Eskişehir
Cezaevi'ndeki 43 mahkûm, Çağlayan Adliye Sarayı'nı açılışa yetiştirmek için gece gündüz çalışıyor. Bir zamanlar tutsaklıklarını onayan adliye, bugün 'özgürlüğün' yolunu açıyor onlara: "Dışarıda hırsız, katildik. Şimdi cezaevinde altın bir bileziğimiz oldu. Sigortalarımız yatırılıyor. Önceden ailelerimizden gelecek üç beş kuruşun yolunu gözlerken, şimdi biz ailelerimize destek oluyoruz. Cezaevinden çıktıktan sonra da elimizde bir mesleğimiz olacak." "Çalışmak gibisi yok" diyen mahkûmlar için de gün, duvarların öbür yanındaki gibi başlıyor. Sabah saatin ziliyle uyanıp telaşlı bir kahvaltının ardından 'işe' yetişmek için servislere doluşuyorlar.

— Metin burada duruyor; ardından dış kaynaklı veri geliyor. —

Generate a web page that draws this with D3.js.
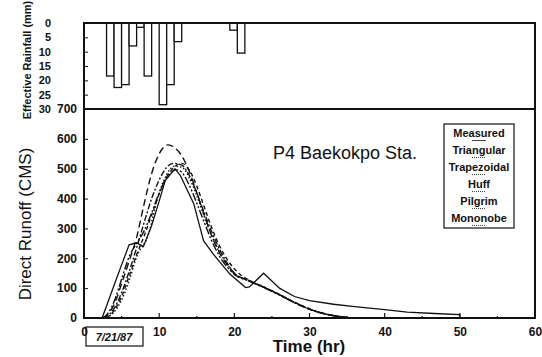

Avrupa'nın en büyüğü olan Çağlayan Adliyesi'ni nakış işlercesine titizlikle döşerken günün nasıl geçtiğini anlamıyorlar.
SANKİ FABRİKA
Adalet Bakanlığı İş Yurtları'nın döner sermayesine aktarılan kâr payından hükümlü ve personel de pay alıyor. Geçen yıl 1 milyon 748 bin lira kâr elde ettiklerini söyleyen Eskişehir Cezaevi Müdürü Bekir Alanoğlu, bu yılın üç aylık kârının 275 bin lira olduğunu belirtiyor. Alanoğlu, "Amacımız tüketen, hayata küskün, mahkûm tipinden, hatalarından ders almış, üreten insan tipi yaratmak" diye de ekliyor. Demir, mobilya, döşeme, toner dolum, tabela ve serigrafi atölyeleri bulunan Eskişehir Açık Ceza İnfaz Kurumu'nda 500 hükümlüden 300'ü sigortalı çalışıyor. Eğitim yuvası desek yeri... Nitekim Alanoğlu da bizi doğruluyor: "Hükümlüler çıraklıktan kalfalığa, sonunda ustalık seviyesine çıkabiliyor, örgün eğitimden de yararlanabiliyorlar."